There’s a lot of missed opportunity, on both the side of venture capital and the DOD, that this five-year partnership could help alleviate, Embedded co-founder Jordan Noone told TechCrunch. For one, venture capital can move much more quickly than the public entities can. VCs also have their ears to the ground on new and emerging technologies that defense interests could stand to benefit from.
Startups could benefit from the partnership as well. For many young companies, working with the U.S. government is a complicated, intimidating process, one characterized by long contractual timelines or highly regulated processes. Much of it comes down to education: startups making strategic decisions that will set them up to be eligible for a government contract, and it’s there that a VC firm could help.
“There’s not a lot of positive pressures from the venture capital community to encourage these dual-use tech opportunities,” Noone said. But such opportunities can be lucrative, for those companies willing to overcome the barriers to applying for a contract.

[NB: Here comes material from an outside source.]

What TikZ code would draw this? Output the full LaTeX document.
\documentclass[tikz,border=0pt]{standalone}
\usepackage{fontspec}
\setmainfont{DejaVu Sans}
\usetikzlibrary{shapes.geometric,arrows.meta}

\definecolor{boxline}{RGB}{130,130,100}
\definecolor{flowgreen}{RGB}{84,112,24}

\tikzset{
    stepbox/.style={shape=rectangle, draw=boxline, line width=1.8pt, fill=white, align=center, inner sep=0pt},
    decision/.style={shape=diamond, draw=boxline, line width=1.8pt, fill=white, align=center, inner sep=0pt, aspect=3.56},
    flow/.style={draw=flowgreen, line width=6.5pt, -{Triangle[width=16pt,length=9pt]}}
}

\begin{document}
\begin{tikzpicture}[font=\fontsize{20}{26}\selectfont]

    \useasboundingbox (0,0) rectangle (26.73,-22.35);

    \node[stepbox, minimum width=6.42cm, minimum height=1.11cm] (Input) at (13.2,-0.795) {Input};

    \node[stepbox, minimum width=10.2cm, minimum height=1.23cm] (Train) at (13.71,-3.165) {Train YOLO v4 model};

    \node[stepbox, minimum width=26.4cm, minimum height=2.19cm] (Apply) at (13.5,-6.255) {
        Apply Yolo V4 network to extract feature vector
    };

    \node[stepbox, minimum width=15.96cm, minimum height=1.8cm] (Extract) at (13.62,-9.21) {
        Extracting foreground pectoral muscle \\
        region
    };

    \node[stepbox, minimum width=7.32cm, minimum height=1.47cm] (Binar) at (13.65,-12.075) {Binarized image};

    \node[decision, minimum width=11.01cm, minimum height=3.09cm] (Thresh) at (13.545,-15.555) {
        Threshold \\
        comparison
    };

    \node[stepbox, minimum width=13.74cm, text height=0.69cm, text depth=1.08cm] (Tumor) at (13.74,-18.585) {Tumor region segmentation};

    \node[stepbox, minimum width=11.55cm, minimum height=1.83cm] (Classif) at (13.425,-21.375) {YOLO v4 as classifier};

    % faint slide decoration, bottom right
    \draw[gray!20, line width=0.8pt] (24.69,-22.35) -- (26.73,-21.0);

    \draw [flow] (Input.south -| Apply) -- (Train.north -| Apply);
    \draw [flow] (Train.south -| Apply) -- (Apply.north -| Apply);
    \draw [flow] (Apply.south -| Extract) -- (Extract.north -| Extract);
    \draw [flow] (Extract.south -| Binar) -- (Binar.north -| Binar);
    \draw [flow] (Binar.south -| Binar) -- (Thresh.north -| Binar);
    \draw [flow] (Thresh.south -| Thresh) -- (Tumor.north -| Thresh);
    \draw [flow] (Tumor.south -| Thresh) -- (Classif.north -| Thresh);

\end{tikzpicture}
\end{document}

For Embedded’s part, they’re far more likely to take a risk on a company if there’s a probability that there’s a huge customer — the U.S. government — on the other side. Plus, the space technologies that could play a major role, say, 20 years from now, will likely be ones that need a public-private partnership, Noone said, similar to how SpaceX was seeded in part by investments from NASA.

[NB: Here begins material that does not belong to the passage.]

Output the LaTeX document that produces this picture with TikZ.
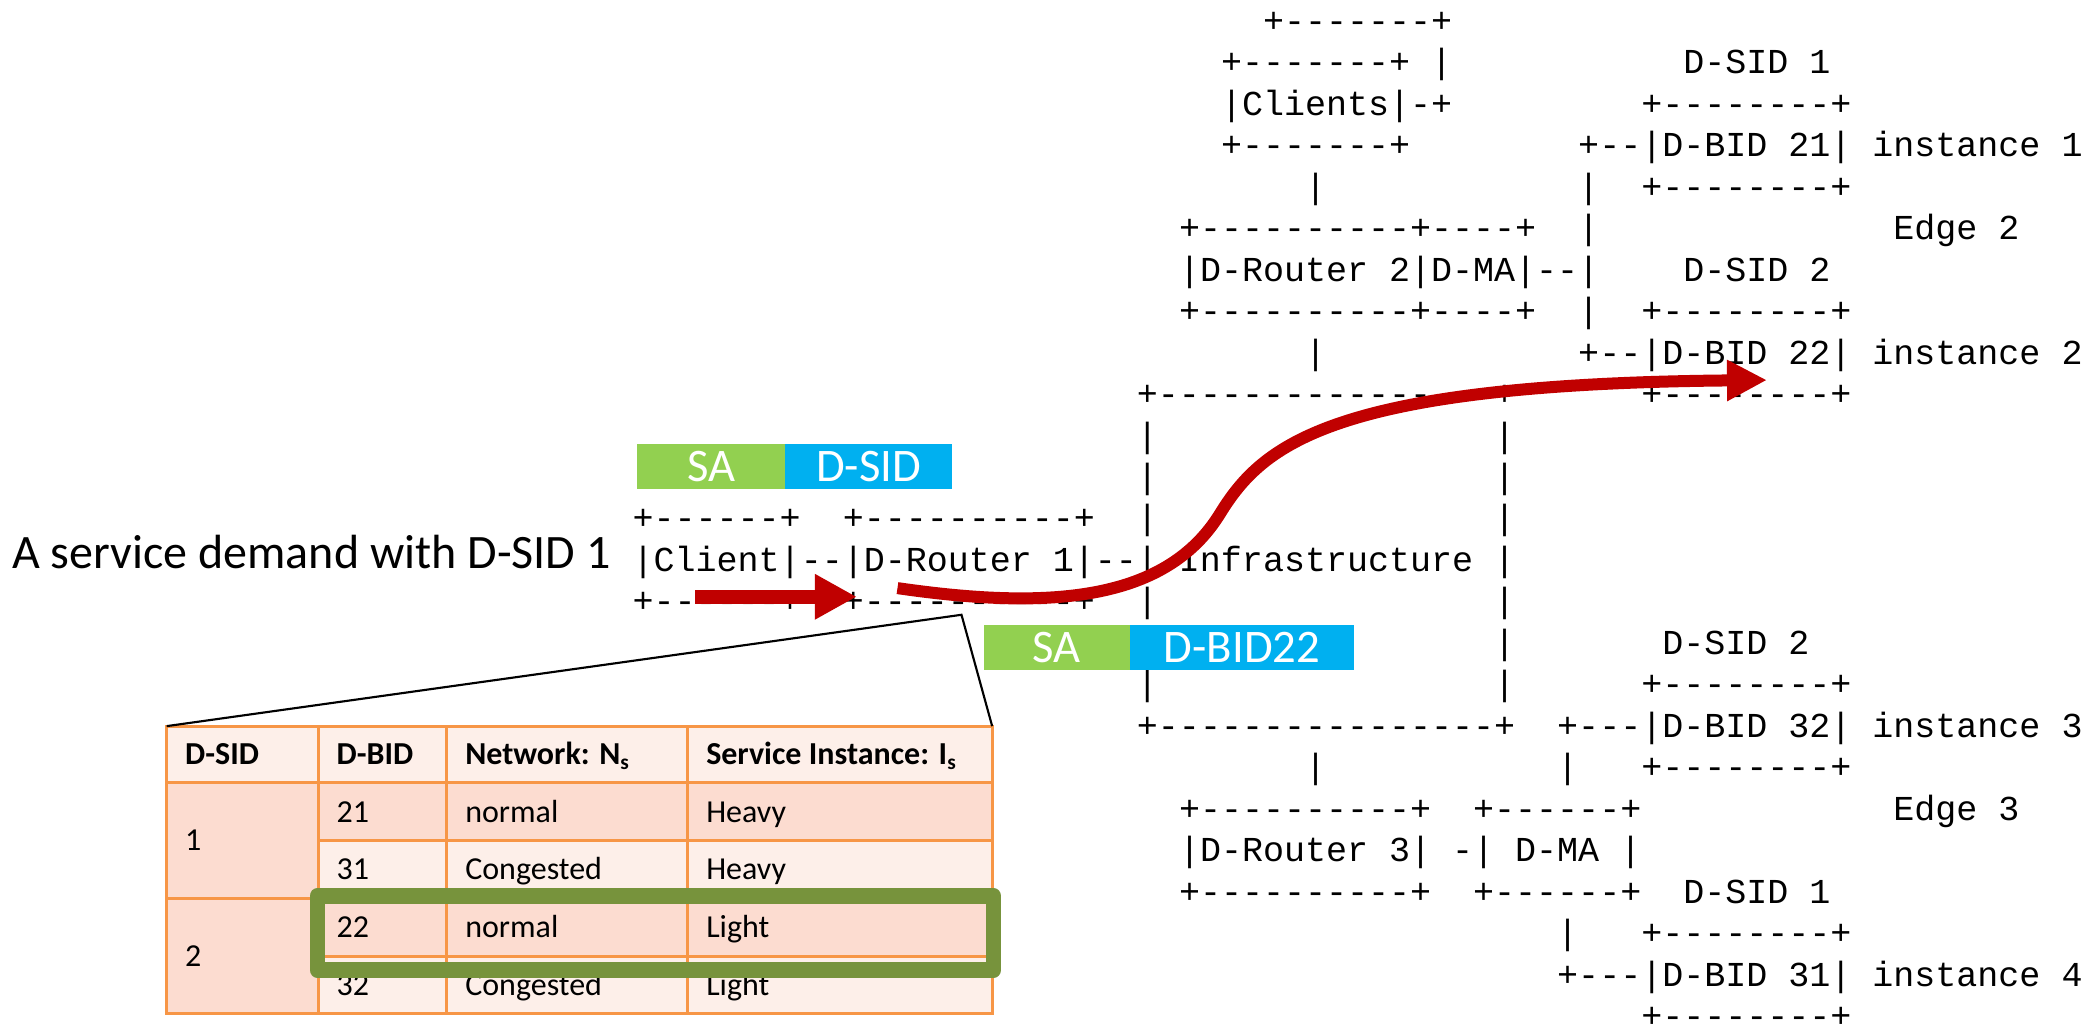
\documentclass[tikz,border=0pt]{standalone}
\usepackage{fontspec}
\setmainfont{Carlito}
\setmonofont{Liberation Mono}
\usetikzlibrary{arrows.meta}
\definecolor{dred}{HTML}{C00000}
\definecolor{sagreen}{HTML}{92D050}
\definecolor{sidblue}{HTML}{00B0F0}
\definecolor{tborder}{HTML}{F79646}
\definecolor{tlight}{HTML}{FDEFE9}
\definecolor{tdark}{HTML}{FCDCD0}
\definecolor{olivebox}{HTML}{77933C}
\newcommand\asc[4]{\node[ascii] (#1) at ({474.42+15.757*#2},{24.2+31.1*#3}) {#4};}
\tikzset{
  ascii/.style={anchor=base west, inner sep=0pt, outer sep=0pt,
    font=\ttfamily\fontsize{13.13pt}{15pt}\selectfont, text=black},
  cellst/.style={draw=tborder, line width=1.1pt},
  tbl/.style={anchor=base west, inner sep=0pt, font=\fontsize{12pt}{14pt}\selectfont},
  lbl/.style={inner sep=0pt, text=white, font=\fontsize{17.5pt}{20pt}\selectfont},
  lead/.style={anchor=base west, inner sep=0pt, font=\fontsize{18pt}{21pt}\selectfont},
  callout/.style={draw=black, line width=0.8pt},
  redarrow/.style={draw=dred, line width=5.25pt, -{Triangle[length=15.75pt,width=16pt]}},
  redcurve/.style={draw=dred, line width=4.5pt, -{Triangle[length=15pt,width=14.5pt]}},
  hilite/.style={draw=olivebox, line width=5.75pt, line join=round}
}
\begin{document}
\begin{tikzpicture}[x=0.5pt,y=-0.5pt]
\useasboundingbox (0,0) rectangle (1565,768);
% ---------------- ASCII art ----------------
\asc{a0}{30}{0}{+-------+}
\asc{a1}{28}{1}{+-------+ |}
\asc{a1b}{50}{1}{D-SID 1}
\asc{a2}{28}{2}{|Clients|-+}
\asc{a2b}{48}{2}{+--------+}
\asc{a3}{28}{3}{+-------+}
\asc{a3b}{45}{3}{+--|D-BID 21| instance 1}
\asc{a4}{32}{4}{|}
\asc{a4b}{45}{4}{|}
\asc{a4c}{48}{4}{+--------+}
\asc{a5}{26}{5}{+----------+----+}
\asc{a5b}{45}{5}{|}
\asc{a5c}{60}{5}{Edge 2}
\asc{a6}{26}{6}{|D-Router 2|D-MA|--|}
\asc{a6b}{50}{6}{D-SID 2}
\asc{a7}{26}{7}{+----------+----+}
\asc{a7b}{45}{7}{|}
\asc{a7c}{48}{7}{+--------+}
\asc{a8}{32}{8}{|}
\asc{a8b}{45}{8}{+--|D-BID 22| instance 2}
\asc{a9}{24}{9}{+----------------+}
\asc{a9b}{48}{9}{+--------+}
\asc{a10}{24}{10}{|}
\asc{a10b}{41}{10}{|}
\asc{a11}{24}{11}{|}
\asc{a11b}{41}{11}{|}
\asc{a12}{0}{12}{+------+}
\asc{a12b}{10}{12}{+----------+}
\asc{a12c}{24}{12}{|}
\asc{a12d}{41}{12}{|}
\asc{a13}{0}{13}{|Client|--|D-Router 1|--| Infrastructure |}
\asc{a14}{0}{14}{+------+}
\asc{a14b}{10}{14}{+----------+}
\asc{a14c}{24}{14}{|}
\asc{a14d}{41}{14}{|}
\asc{a15}{24}{15}{|}
\asc{a15b}{41}{15}{|}
\asc{a15c}{49}{15}{D-SID 2}
\asc{a16}{24}{16}{|}
\asc{a16b}{41}{16}{|}
\asc{a16c}{48}{16}{+--------+}
\asc{a17}{24}{17}{+----------------+}
\asc{a17b}{44}{17}{+---|D-BID 32| instance 3}
\asc{a18}{32}{18}{|}
\asc{a18b}{44}{18}{|}
\asc{a18c}{48}{18}{+--------+}
\asc{a19}{26}{19}{+----------+}
\asc{a19b}{40}{19}{+------+}
\asc{a19c}{60}{19}{Edge 3}
\asc{a20}{26}{20}{|D-Router 3| -| D-MA |}
\asc{a21}{26}{21}{+----------+}
\asc{a21b}{40}{21}{+------+}
\asc{a21c}{50}{21}{D-SID 1}
\asc{a22}{44}{22}{|}
\asc{a22b}{48}{22}{+--------+}
\asc{a23}{44}{23}{+---|D-BID 31| instance 4}
\asc{a24}{48}{24}{+--------+}
% ---------------- lead text ----------------
\node[lead] (demand) at (8.7,426) {A service demand with D-SID 1};
% ---------------- table ----------------
\draw[cellst, fill=tlight] (125,544.5) rectangle (238.6,587);
\draw[cellst, fill=tlight] (238.6,544.5) rectangle (335,587);
\draw[cellst, fill=tlight] (335,544.5) rectangle (515.7,587);
\draw[cellst, fill=tlight] (515.7,544.5) rectangle (744,587);
\draw[cellst, fill=tdark] (125,587) rectangle (238.6,673.75);
\draw[cellst, fill=tdark] (125,673.75) rectangle (238.6,760);
\foreach \ya/\yb/\cf in {587/630.5/tdark, 630.5/673.75/tlight, 673.75/717/tdark, 717/760/tlight}{
  \draw[cellst, fill=\cf] (238.6,\ya) rectangle (335,\yb);
  \draw[cellst, fill=\cf] (335,\ya) rectangle (515.7,\yb);
  \draw[cellst, fill=\cf] (515.7,\ya) rectangle (744,\yb);
}
\node[tbl] (h1) at (138.5,573.5) {\bfseries D-SID};
\node[tbl] (h2) at (252.1,573.5) {\bfseries D-BID};
\node[tbl] (h3) at (348.5,573.5) {\bfseries Network: N\textsubscript{s}};
\node[tbl] (h4) at (529.2,573.5) {\bfseries Service Instance: I\textsubscript{s}};
\node[tbl] (s1) at (138.5,638.1) {1};
\node[tbl] (s2) at (138.5,724.6) {2};
\node[tbl] (b21) at (252.1,616.5) {21};
\node[tbl] (n21) at (348.5,616.5) {normal};
\node[tbl] (i21) at (529.2,616.5) {Heavy};
\node[tbl] (b31) at (252.1,659.6) {31};
\node[tbl] (n31) at (348.5,659.6) {Congested};
\node[tbl] (i31) at (529.2,659.6) {Heavy};
\node[tbl] (b22) at (252.1,703.1) {22};
\node[tbl] (n22) at (348.5,703.1) {normal};
\node[tbl] (i22) at (529.2,703.1) {Light};
\node[tbl] (b32) at (252.1,746.2) {32};
\node[tbl] (n32) at (348.5,746.2) {Congested};
\node[tbl] (i32) at (529.2,746.2) {Light};
% highlight
\draw[hilite] (237.9,671.8) rectangle (745.1,727.4);
% callout
\coordinate (apex) at (721,461);
\coordinate (tl) at (125,544.5);
\coordinate (tr) at (744,544.5);
\draw[callout] (tl) -- (apex) -- (tr);
% ---------------- packet labels ----------------
\fill[sagreen] (478,333) rectangle (588.5,366.75);
\fill[sidblue] (588.5,333) rectangle (714,366.75);
\node[lbl] (sa1) at (533.25,349.9) {SA};
\node[lbl] (dsid) at (651.25,349.9) {D-SID};
\fill[sagreen] (737.7,468.75) rectangle (847.2,502.5);
\fill[sidblue] (847.2,468.75) rectangle (1015.5,502.5);
\node[lbl] (sa2) at (792.45,485.6) {SA};
\node[lbl] (dbid) at (931.35,485.6) {D-BID22};
% ---------------- red arrows ----------------
\coordinate (p1) at (521.4,447.5);
\coordinate (q1) at (642.5,447.5);
\draw[redarrow] (p1) -- (q1);
\coordinate (p2) at (673,441);
\coordinate (m2) at (915,385);
\coordinate (q2) at (1325,285);
\draw[redcurve] (p2) .. controls (790,458) and (875,450) .. (m2)
  .. controls (947,333) and (1000,288) .. (q2);
\end{tikzpicture}
\end{document}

“How did we end up in an ecosystem in the venture community where Silicon Valley was birthed making technologies during the Cold War, and now they solely make consumer apps?” Noone said. “What happened in between and how do you steer the ship back where there is a national security relevance to Silicon Valley?”
Embedded and the USSF will meet regularly to talk progress and to set benchmarks along the way. As this is a new type of partnership under the CRADA program, involving no financial exchange between either entity, part of the goal is actually defining what a successful partnership looks like, so it could be replicated in the future. While there’s no requirement that the two entities co-invest, it may be one result of the collaboration, an Embedded spokesperson said.
“People in industry are always talking about, ‘how we can all work together, move at venture pace,’ but no one’s actually doing it,” Bryant added. “It matters to me that we do something right now.”
The story has been updated to include more background on the CRADA between the USSF and Embedded Ventures.